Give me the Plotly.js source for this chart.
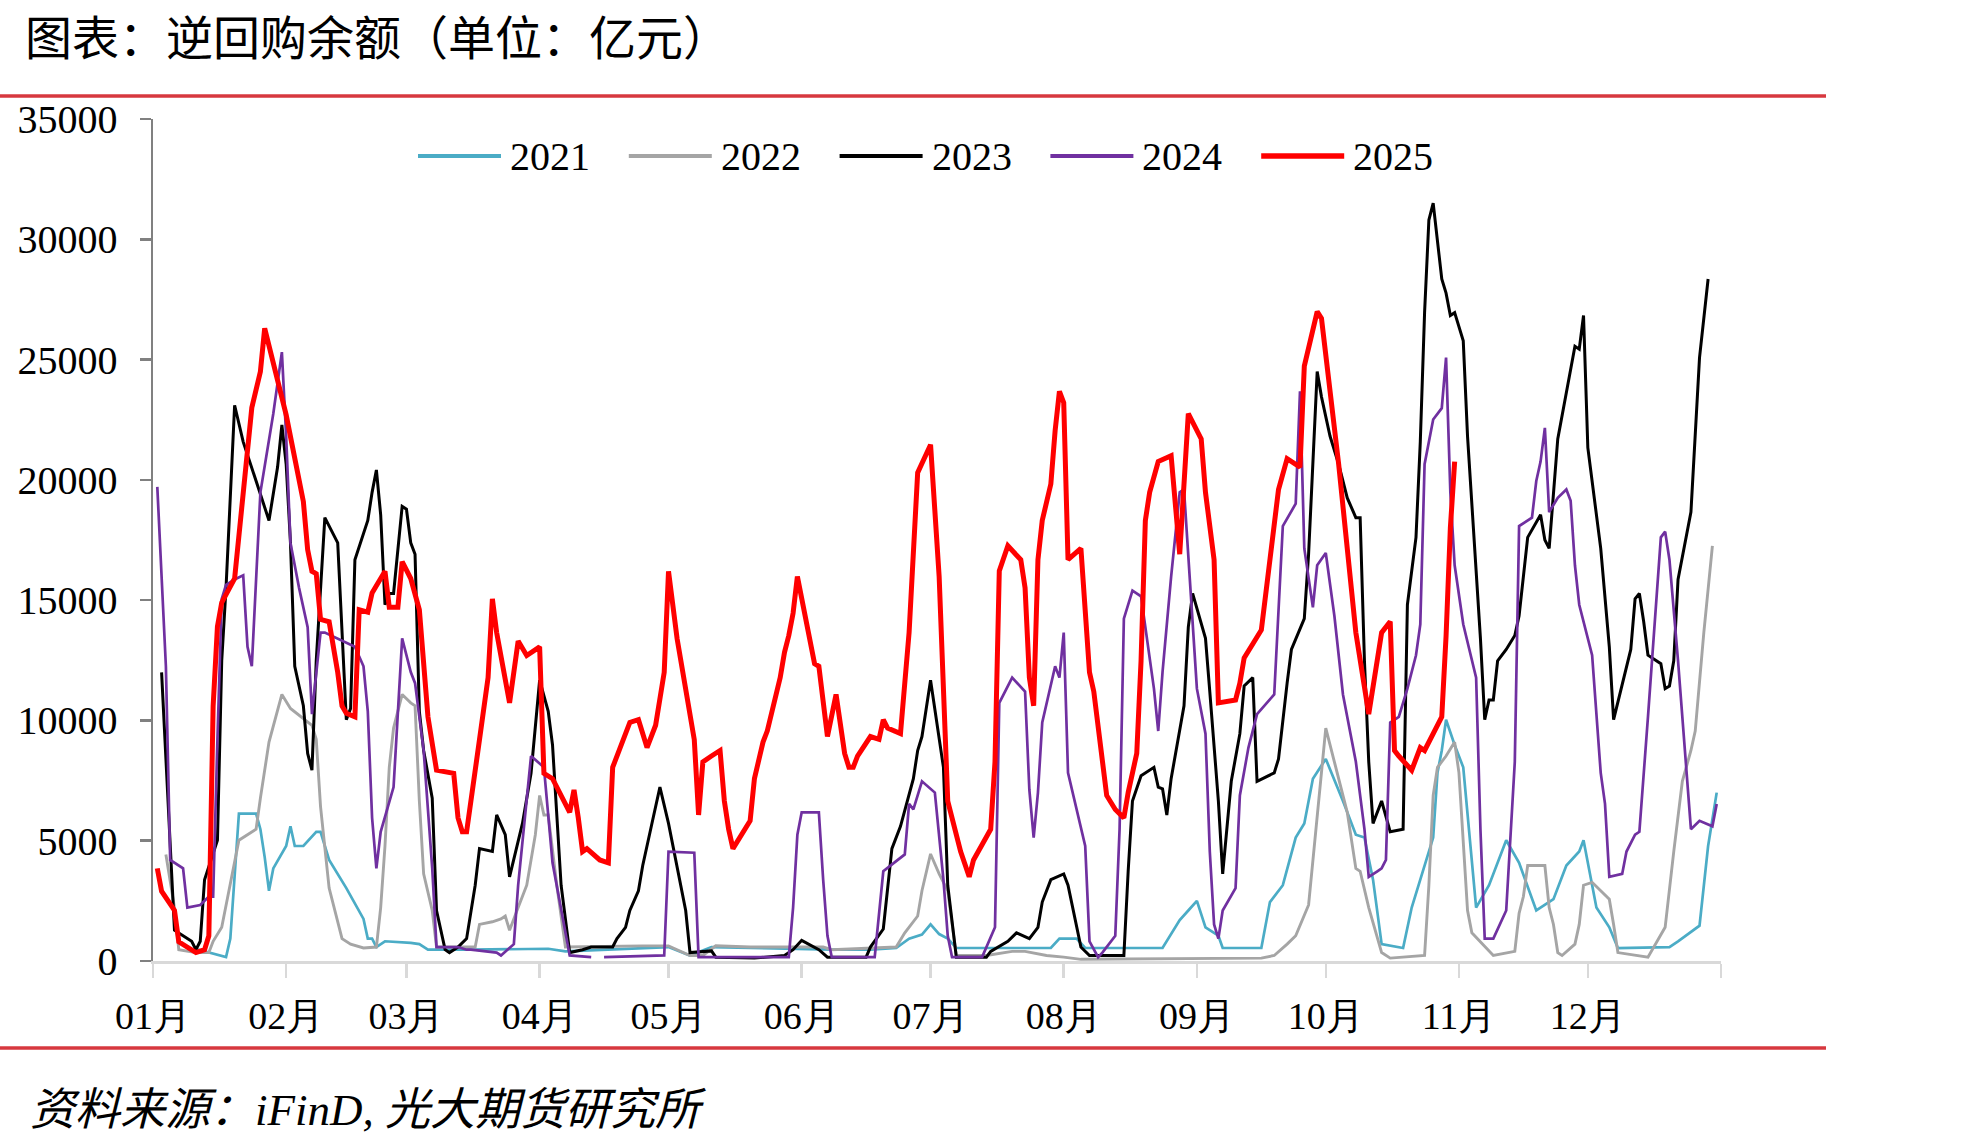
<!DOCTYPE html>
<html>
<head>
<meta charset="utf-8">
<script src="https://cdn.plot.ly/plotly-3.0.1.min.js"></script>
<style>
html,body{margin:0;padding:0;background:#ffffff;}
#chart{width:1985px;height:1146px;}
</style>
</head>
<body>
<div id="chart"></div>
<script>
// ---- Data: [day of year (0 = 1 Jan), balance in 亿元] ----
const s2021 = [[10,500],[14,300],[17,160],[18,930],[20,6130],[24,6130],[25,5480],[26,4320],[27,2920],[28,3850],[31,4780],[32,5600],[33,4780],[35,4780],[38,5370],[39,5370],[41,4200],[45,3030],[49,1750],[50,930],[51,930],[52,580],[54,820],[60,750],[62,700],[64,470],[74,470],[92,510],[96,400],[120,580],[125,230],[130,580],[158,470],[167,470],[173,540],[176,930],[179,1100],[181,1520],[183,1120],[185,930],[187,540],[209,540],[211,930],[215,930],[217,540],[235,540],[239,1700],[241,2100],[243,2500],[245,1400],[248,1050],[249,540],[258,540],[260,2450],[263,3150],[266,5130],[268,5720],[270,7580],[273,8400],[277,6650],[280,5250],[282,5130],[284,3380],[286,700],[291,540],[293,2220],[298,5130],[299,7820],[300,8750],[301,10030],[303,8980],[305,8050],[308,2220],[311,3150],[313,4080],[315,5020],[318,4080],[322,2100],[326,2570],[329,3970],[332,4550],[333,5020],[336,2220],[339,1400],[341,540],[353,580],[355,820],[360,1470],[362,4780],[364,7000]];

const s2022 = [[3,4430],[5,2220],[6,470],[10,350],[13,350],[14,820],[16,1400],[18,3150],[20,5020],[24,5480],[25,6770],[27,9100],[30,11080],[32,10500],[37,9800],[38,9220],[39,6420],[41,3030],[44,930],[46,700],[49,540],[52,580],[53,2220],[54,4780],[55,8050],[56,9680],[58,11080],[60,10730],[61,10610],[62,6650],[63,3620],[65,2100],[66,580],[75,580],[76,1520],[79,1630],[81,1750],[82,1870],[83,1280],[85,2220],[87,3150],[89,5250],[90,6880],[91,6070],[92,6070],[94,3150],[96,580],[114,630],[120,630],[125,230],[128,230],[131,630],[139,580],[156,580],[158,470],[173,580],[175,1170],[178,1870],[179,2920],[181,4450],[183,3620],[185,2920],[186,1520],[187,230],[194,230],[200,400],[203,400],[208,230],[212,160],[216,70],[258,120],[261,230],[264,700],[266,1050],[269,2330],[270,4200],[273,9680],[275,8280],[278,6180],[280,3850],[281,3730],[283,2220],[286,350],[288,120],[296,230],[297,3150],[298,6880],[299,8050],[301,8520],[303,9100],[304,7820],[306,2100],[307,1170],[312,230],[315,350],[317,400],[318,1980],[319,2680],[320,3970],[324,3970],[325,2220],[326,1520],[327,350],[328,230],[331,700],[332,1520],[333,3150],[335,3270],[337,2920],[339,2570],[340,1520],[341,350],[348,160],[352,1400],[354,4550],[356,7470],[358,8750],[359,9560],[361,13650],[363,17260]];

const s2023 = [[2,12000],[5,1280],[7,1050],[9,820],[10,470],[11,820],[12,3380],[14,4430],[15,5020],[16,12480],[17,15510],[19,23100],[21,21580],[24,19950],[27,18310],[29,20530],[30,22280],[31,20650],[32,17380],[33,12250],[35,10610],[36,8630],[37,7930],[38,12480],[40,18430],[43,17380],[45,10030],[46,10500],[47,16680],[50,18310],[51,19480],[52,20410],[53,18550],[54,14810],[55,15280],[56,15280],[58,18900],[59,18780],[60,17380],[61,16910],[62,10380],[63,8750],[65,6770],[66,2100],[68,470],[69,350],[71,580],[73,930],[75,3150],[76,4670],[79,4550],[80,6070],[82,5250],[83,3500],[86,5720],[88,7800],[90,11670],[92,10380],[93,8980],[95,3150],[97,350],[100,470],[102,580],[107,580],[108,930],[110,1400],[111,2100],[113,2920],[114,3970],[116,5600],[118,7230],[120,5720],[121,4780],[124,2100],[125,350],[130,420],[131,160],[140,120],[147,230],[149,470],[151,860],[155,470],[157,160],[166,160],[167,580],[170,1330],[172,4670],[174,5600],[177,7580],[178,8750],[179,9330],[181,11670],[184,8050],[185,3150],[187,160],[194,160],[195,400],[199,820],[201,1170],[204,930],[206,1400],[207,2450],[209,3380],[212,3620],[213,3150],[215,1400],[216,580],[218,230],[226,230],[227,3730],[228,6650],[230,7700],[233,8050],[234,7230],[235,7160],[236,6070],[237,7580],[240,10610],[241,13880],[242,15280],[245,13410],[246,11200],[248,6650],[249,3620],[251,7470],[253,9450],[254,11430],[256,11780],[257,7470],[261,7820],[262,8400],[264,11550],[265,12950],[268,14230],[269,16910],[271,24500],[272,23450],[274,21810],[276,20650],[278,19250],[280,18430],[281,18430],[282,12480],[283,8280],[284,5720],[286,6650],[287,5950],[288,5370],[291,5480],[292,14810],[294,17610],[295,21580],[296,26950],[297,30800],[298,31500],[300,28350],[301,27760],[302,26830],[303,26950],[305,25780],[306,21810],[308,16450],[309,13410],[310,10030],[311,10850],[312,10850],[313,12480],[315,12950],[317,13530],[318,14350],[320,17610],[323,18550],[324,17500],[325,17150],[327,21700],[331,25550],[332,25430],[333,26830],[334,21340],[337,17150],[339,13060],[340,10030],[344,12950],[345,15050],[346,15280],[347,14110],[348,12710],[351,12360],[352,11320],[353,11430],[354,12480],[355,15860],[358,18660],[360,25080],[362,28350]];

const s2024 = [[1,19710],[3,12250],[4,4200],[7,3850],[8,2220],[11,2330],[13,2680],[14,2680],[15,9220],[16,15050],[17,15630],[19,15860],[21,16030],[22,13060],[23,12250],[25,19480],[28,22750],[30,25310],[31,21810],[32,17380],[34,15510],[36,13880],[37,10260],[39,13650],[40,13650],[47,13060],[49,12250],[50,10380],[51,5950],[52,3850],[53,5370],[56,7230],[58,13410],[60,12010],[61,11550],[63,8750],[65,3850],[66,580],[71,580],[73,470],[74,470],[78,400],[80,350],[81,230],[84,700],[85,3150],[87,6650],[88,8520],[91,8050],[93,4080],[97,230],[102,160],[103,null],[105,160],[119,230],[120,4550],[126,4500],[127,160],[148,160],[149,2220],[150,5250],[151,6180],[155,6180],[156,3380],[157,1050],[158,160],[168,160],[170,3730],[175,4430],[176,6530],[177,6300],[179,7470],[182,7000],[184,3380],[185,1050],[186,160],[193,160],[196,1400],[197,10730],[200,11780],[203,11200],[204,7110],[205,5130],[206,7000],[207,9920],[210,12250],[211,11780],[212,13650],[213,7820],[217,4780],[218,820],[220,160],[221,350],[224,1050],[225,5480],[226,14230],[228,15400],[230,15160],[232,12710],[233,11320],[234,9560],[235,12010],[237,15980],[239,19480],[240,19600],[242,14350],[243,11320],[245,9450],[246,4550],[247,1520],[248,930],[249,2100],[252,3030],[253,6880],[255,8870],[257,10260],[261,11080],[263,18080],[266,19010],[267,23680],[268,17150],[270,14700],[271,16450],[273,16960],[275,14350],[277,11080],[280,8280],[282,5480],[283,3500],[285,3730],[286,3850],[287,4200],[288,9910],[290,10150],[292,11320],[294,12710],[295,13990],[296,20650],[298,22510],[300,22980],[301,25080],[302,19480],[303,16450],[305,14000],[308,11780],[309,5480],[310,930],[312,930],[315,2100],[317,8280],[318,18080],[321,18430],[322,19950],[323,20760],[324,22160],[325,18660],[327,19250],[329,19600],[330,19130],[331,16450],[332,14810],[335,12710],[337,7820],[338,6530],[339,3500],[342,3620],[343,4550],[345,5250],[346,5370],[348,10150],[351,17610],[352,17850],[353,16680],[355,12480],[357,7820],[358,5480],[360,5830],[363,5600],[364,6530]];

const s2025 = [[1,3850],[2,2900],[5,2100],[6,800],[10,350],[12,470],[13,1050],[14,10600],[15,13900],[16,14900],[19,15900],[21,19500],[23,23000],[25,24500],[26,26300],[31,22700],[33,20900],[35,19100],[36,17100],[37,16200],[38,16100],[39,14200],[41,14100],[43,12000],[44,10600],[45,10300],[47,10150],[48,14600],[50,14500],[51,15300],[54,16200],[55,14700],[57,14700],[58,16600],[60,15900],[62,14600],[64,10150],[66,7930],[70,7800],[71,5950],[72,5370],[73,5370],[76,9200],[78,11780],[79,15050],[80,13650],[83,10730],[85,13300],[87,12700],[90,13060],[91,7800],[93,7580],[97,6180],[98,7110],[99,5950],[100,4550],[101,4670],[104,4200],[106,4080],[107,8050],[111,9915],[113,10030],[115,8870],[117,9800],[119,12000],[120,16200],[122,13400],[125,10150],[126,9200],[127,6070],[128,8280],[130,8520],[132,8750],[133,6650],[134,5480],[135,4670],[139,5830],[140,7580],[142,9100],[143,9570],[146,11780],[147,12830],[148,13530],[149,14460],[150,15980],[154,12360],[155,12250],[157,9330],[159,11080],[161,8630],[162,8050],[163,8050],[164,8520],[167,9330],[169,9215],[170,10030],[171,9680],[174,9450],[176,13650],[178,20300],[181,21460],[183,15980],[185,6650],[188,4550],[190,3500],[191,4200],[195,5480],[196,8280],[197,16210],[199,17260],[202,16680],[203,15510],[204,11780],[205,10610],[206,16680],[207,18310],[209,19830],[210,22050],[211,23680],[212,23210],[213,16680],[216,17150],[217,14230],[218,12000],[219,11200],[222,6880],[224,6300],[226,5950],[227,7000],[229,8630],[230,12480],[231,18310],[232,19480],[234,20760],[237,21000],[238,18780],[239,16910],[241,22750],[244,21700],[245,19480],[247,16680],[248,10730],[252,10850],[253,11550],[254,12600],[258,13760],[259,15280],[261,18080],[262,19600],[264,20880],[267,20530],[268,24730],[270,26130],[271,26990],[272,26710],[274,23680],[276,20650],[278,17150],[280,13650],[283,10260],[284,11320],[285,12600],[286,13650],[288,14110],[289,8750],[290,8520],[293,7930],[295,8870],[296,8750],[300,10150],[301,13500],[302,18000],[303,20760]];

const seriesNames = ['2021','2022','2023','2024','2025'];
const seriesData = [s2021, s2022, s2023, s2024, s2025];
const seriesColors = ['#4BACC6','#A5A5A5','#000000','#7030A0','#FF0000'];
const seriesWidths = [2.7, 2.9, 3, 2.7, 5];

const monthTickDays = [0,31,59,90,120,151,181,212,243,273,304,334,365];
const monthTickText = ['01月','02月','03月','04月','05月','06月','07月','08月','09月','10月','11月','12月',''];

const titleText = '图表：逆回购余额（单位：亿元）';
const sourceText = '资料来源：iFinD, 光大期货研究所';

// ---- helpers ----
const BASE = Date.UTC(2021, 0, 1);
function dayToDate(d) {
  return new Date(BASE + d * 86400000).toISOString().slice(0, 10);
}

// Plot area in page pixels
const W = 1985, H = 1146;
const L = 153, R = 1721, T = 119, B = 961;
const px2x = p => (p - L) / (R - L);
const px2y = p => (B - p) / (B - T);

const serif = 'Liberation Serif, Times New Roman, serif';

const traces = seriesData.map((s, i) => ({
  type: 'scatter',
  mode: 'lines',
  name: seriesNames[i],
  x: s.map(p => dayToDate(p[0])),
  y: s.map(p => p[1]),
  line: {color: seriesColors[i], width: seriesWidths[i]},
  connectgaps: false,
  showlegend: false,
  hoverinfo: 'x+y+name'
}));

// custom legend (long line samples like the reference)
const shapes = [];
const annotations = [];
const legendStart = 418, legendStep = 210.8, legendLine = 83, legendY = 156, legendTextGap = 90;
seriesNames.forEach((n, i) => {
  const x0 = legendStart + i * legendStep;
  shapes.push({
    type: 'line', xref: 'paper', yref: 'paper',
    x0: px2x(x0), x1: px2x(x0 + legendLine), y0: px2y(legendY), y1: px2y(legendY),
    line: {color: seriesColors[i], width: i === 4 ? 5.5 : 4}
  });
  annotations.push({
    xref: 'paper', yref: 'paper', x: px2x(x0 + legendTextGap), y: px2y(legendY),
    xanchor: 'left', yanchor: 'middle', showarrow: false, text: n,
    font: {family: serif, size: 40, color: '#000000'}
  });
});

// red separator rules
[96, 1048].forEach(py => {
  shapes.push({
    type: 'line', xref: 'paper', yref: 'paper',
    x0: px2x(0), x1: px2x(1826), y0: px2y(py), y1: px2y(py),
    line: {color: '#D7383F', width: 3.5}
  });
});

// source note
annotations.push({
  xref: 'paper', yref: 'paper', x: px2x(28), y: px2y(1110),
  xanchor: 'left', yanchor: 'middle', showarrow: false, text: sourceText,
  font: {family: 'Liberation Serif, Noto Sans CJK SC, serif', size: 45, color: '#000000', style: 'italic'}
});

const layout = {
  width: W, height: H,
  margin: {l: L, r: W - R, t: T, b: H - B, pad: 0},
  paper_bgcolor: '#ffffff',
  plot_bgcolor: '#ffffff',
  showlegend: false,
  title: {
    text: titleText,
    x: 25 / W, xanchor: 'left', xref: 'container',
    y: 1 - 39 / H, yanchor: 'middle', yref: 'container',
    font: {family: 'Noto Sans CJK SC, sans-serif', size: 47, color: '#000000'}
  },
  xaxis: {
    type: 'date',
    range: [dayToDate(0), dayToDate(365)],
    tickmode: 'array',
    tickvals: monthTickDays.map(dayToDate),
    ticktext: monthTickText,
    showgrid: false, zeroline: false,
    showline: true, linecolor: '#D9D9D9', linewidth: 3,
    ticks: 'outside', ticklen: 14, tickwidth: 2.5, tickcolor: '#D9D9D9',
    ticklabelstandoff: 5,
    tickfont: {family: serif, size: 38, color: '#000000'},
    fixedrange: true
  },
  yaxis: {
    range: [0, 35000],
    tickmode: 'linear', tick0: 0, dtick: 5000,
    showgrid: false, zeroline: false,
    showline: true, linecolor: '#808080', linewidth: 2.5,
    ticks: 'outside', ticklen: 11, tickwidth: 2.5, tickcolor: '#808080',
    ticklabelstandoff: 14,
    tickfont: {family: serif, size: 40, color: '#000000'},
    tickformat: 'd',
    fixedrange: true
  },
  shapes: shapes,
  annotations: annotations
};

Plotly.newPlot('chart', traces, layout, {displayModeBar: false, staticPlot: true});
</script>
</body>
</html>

> _GOAL_: Gather all lines where the word "chart" appears.

> _RESPONSE TO THIS TASK_:
Give me the Plotly.js source for this chart.
#chart{width:1985px;height:1146px;}
<div id="chart"></div>
Plotly.newPlot('chart', traces, layout, {displayModeBar: false, staticPlot: true});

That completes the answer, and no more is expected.